CHALLENGE
Drop the images; return everything else in the listing below exactly.
····················
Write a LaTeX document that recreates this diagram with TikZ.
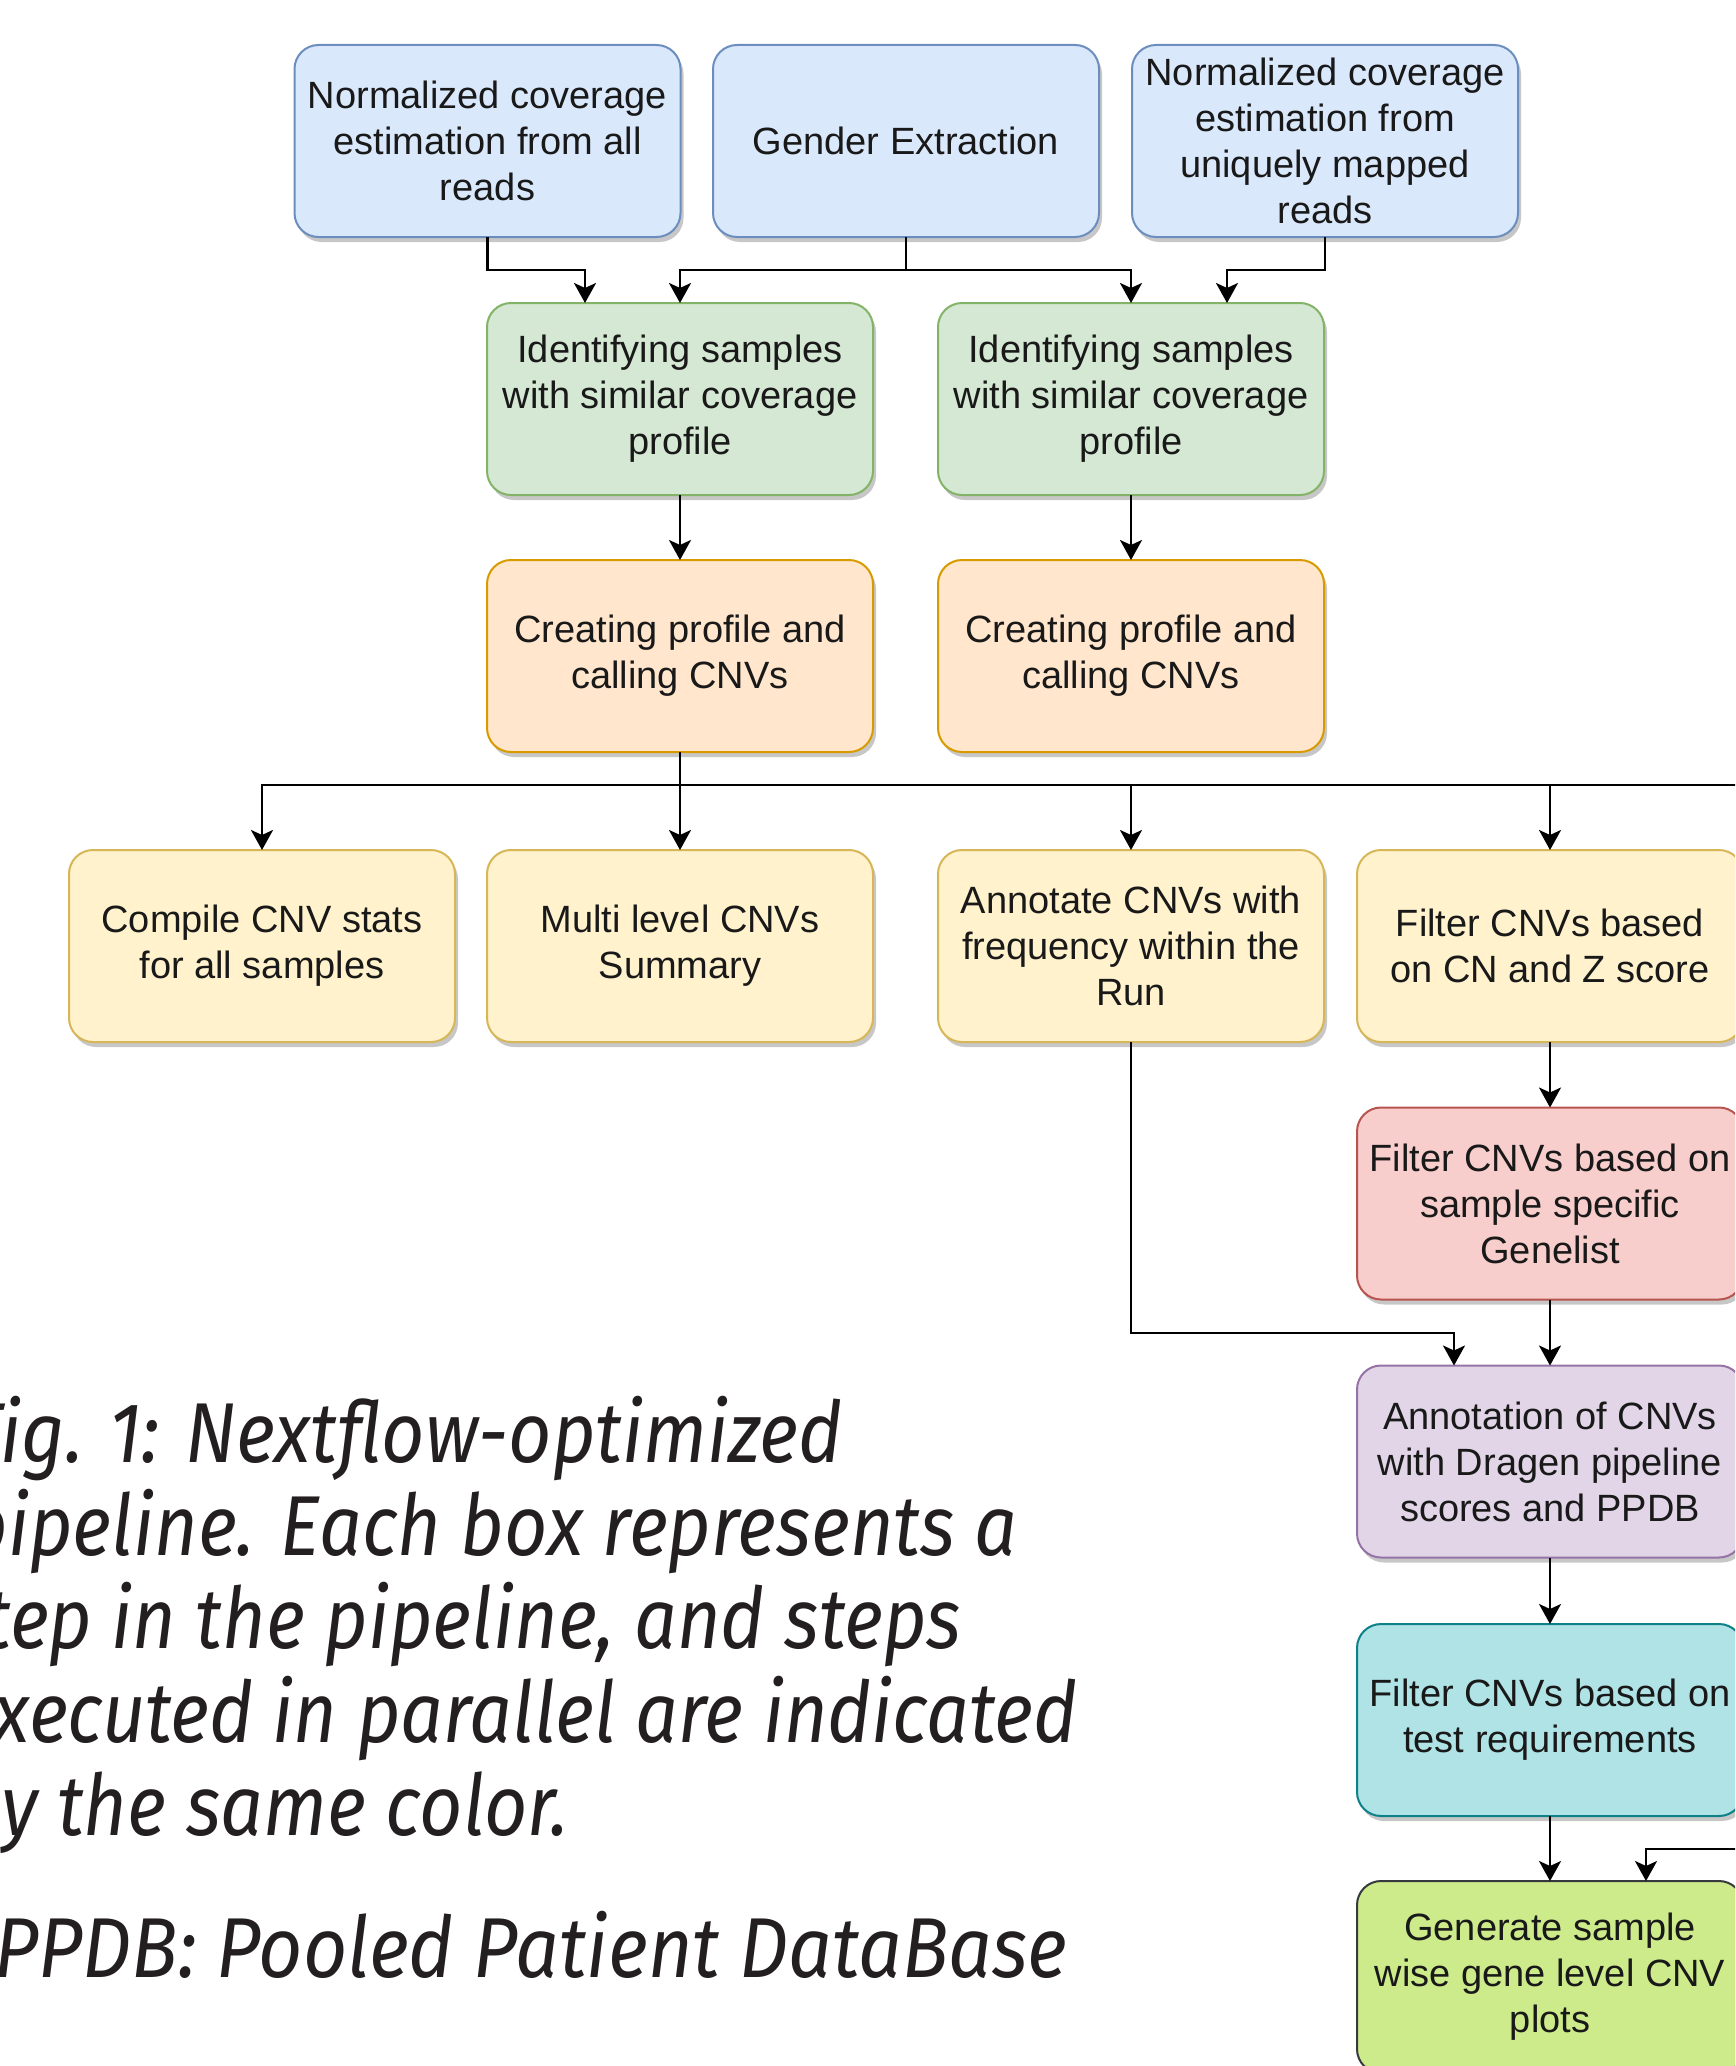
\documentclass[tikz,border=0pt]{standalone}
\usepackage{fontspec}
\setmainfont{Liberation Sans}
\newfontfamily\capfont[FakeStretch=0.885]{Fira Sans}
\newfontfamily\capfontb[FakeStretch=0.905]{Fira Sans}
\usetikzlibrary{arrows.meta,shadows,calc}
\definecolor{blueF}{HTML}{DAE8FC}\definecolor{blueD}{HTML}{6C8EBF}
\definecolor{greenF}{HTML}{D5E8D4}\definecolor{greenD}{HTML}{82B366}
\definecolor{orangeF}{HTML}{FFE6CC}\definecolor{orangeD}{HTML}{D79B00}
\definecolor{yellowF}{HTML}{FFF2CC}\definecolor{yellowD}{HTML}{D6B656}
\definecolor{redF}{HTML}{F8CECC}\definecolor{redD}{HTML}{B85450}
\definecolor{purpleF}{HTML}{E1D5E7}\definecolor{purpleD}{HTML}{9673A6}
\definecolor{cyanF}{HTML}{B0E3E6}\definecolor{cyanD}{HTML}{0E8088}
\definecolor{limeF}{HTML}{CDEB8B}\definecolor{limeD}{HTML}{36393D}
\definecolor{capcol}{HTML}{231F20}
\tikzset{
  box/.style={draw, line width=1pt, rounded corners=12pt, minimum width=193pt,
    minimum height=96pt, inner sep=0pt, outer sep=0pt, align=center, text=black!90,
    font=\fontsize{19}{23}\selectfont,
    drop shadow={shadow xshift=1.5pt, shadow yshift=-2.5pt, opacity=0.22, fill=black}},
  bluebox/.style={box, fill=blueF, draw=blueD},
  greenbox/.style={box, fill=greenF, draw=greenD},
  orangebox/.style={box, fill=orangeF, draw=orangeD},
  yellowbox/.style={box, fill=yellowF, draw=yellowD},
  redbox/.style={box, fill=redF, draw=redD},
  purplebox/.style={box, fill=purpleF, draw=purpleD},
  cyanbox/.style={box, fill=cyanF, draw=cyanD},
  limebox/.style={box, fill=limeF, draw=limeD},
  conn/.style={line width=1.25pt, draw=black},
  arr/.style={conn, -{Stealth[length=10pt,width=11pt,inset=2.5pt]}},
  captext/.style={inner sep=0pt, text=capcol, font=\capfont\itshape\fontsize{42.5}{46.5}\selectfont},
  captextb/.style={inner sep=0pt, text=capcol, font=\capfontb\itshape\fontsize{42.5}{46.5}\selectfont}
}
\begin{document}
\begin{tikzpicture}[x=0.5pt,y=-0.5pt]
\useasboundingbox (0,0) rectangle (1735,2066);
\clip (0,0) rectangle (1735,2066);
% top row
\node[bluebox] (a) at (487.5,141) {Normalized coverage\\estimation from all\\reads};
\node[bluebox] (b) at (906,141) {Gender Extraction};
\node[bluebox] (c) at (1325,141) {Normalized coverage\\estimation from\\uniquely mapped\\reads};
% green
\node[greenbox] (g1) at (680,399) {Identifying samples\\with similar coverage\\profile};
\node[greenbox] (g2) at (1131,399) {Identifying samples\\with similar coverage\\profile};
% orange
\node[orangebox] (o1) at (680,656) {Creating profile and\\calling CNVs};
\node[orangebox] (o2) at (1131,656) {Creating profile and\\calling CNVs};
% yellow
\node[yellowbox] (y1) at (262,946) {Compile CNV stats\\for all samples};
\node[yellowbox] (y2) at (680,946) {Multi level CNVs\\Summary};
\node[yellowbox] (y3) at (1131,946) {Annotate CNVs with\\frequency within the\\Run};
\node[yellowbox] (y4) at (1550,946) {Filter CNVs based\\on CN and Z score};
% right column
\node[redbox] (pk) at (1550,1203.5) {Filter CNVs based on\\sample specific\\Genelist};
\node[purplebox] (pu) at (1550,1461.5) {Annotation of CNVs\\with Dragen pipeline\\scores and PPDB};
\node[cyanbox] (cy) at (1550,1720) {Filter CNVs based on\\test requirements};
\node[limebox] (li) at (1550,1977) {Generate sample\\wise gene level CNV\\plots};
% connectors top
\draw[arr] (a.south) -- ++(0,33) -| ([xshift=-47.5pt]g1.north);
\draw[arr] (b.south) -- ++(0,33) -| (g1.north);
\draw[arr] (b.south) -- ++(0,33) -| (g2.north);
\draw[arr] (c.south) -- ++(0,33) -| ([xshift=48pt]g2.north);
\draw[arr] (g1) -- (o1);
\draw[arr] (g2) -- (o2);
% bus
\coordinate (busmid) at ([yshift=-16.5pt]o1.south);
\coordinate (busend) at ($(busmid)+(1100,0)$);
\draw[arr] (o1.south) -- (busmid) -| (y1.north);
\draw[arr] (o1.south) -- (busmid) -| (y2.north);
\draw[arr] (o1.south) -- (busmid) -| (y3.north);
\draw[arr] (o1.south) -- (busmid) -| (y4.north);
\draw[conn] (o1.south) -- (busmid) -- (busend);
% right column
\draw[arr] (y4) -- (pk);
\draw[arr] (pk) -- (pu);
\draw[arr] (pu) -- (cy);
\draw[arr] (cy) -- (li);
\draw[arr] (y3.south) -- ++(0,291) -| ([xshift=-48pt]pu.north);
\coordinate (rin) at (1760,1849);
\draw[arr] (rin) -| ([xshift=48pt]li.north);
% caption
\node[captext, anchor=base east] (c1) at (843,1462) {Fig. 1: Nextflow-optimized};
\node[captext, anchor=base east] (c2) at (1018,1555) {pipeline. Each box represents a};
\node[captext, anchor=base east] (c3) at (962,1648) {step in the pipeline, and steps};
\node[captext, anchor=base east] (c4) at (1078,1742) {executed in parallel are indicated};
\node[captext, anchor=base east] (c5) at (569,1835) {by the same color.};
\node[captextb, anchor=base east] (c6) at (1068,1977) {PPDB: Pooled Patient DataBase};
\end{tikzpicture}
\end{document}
····················
EXERCISE SOLUTION
Write a LaTeX document that recreates this diagram with TikZ.
\documentclass[tikz,border=0pt]{standalone}
\usepackage{fontspec}
\setmainfont{Liberation Sans}
\newfontfamily\capfont[FakeStretch=0.885]{Fira Sans}
\newfontfamily\capfontb[FakeStretch=0.905]{Fira Sans}
\usetikzlibrary{arrows.meta,shadows,calc}
\definecolor{blueF}{HTML}{DAE8FC}\definecolor{blueD}{HTML}{6C8EBF}
\definecolor{greenF}{HTML}{D5E8D4}\definecolor{greenD}{HTML}{82B366}
\definecolor{orangeF}{HTML}{FFE6CC}\definecolor{orangeD}{HTML}{D79B00}
\definecolor{yellowF}{HTML}{FFF2CC}\definecolor{yellowD}{HTML}{D6B656}
\definecolor{redF}{HTML}{F8CECC}\definecolor{redD}{HTML}{B85450}
\definecolor{purpleF}{HTML}{E1D5E7}\definecolor{purpleD}{HTML}{9673A6}
\definecolor{cyanF}{HTML}{B0E3E6}\definecolor{cyanD}{HTML}{0E8088}
\definecolor{limeF}{HTML}{CDEB8B}\definecolor{limeD}{HTML}{36393D}
\definecolor{capcol}{HTML}{231F20}
\tikzset{
  box/.style={draw, line width=1pt, rounded corners=12pt, minimum width=193pt,
    minimum height=96pt, inner sep=0pt, outer sep=0pt, align=center, text=black!90,
    font=\fontsize{19}{23}\selectfont,
    drop shadow={shadow xshift=1.5pt, shadow yshift=-2.5pt, opacity=0.22, fill=black}},
  bluebox/.style={box, fill=blueF, draw=blueD},
  greenbox/.style={box, fill=greenF, draw=greenD},
  orangebox/.style={box, fill=orangeF, draw=orangeD},
  yellowbox/.style={box, fill=yellowF, draw=yellowD},
  redbox/.style={box, fill=redF, draw=redD},
  purplebox/.style={box, fill=purpleF, draw=purpleD},
  cyanbox/.style={box, fill=cyanF, draw=cyanD},
  limebox/.style={box, fill=limeF, draw=limeD},
  conn/.style={line width=1.25pt, draw=black},
  arr/.style={conn, -{Stealth[length=10pt,width=11pt,inset=2.5pt]}},
  captext/.style={inner sep=0pt, text=capcol, font=\capfont\itshape\fontsize{42.5}{46.5}\selectfont},
  captextb/.style={inner sep=0pt, text=capcol, font=\capfontb\itshape\fontsize{42.5}{46.5}\selectfont}
}
\begin{document}
\begin{tikzpicture}[x=0.5pt,y=-0.5pt]
\useasboundingbox (0,0) rectangle (1735,2066);
\clip (0,0) rectangle (1735,2066);
% top row
\node[bluebox] (a) at (487.5,141) {Normalized coverage\\estimation from all\\reads};
\node[bluebox] (b) at (906,141) {Gender Extraction};
\node[bluebox] (c) at (1325,141) {Normalized coverage\\estimation from\\uniquely mapped\\reads};
% green
\node[greenbox] (g1) at (680,399) {Identifying samples\\with similar coverage\\profile};
\node[greenbox] (g2) at (1131,399) {Identifying samples\\with similar coverage\\profile};
% orange
\node[orangebox] (o1) at (680,656) {Creating profile and\\calling CNVs};
\node[orangebox] (o2) at (1131,656) {Creating profile and\\calling CNVs};
% yellow
\node[yellowbox] (y1) at (262,946) {Compile CNV stats\\for all samples};
\node[yellowbox] (y2) at (680,946) {Multi level CNVs\\Summary};
\node[yellowbox] (y3) at (1131,946) {Annotate CNVs with\\frequency within the\\Run};
\node[yellowbox] (y4) at (1550,946) {Filter CNVs based\\on CN and Z score};
% right column
\node[redbox] (pk) at (1550,1203.5) {Filter CNVs based on\\sample specific\\Genelist};
\node[purplebox] (pu) at (1550,1461.5) {Annotation of CNVs\\with Dragen pipeline\\scores and PPDB};
\node[cyanbox] (cy) at (1550,1720) {Filter CNVs based on\\test requirements};
\node[limebox] (li) at (1550,1977) {Generate sample\\wise gene level CNV\\plots};
% connectors top
\draw[arr] (a.south) -- ++(0,33) -| ([xshift=-47.5pt]g1.north);
\draw[arr] (b.south) -- ++(0,33) -| (g1.north);
\draw[arr] (b.south) -- ++(0,33) -| (g2.north);
\draw[arr] (c.south) -- ++(0,33) -| ([xshift=48pt]g2.north);
\draw[arr] (g1) -- (o1);
\draw[arr] (g2) -- (o2);
% bus
\coordinate (busmid) at ([yshift=-16.5pt]o1.south);
\coordinate (busend) at ($(busmid)+(1100,0)$);
\draw[arr] (o1.south) -- (busmid) -| (y1.north);
\draw[arr] (o1.south) -- (busmid) -| (y2.north);
\draw[arr] (o1.south) -- (busmid) -| (y3.north);
\draw[arr] (o1.south) -- (busmid) -| (y4.north);
\draw[conn] (o1.south) -- (busmid) -- (busend);
% right column
\draw[arr] (y4) -- (pk);
\draw[arr] (pk) -- (pu);
\draw[arr] (pu) -- (cy);
\draw[arr] (cy) -- (li);
\draw[arr] (y3.south) -- ++(0,291) -| ([xshift=-48pt]pu.north);
\coordinate (rin) at (1760,1849);
\draw[arr] (rin) -| ([xshift=48pt]li.north);
% caption
\node[captext, anchor=base east] (c1) at (843,1462) {Fig. 1: Nextflow-optimized};
\node[captext, anchor=base east] (c2) at (1018,1555) {pipeline. Each box represents a};
\node[captext, anchor=base east] (c3) at (962,1648) {step in the pipeline, and steps};
\node[captext, anchor=base east] (c4) at (1078,1742) {executed in parallel are indicated};
\node[captext, anchor=base east] (c5) at (569,1835) {by the same color.};
\node[captextb, anchor=base east] (c6) at (1068,1977) {PPDB: Pooled Patient DataBase};
\end{tikzpicture}
\end{document}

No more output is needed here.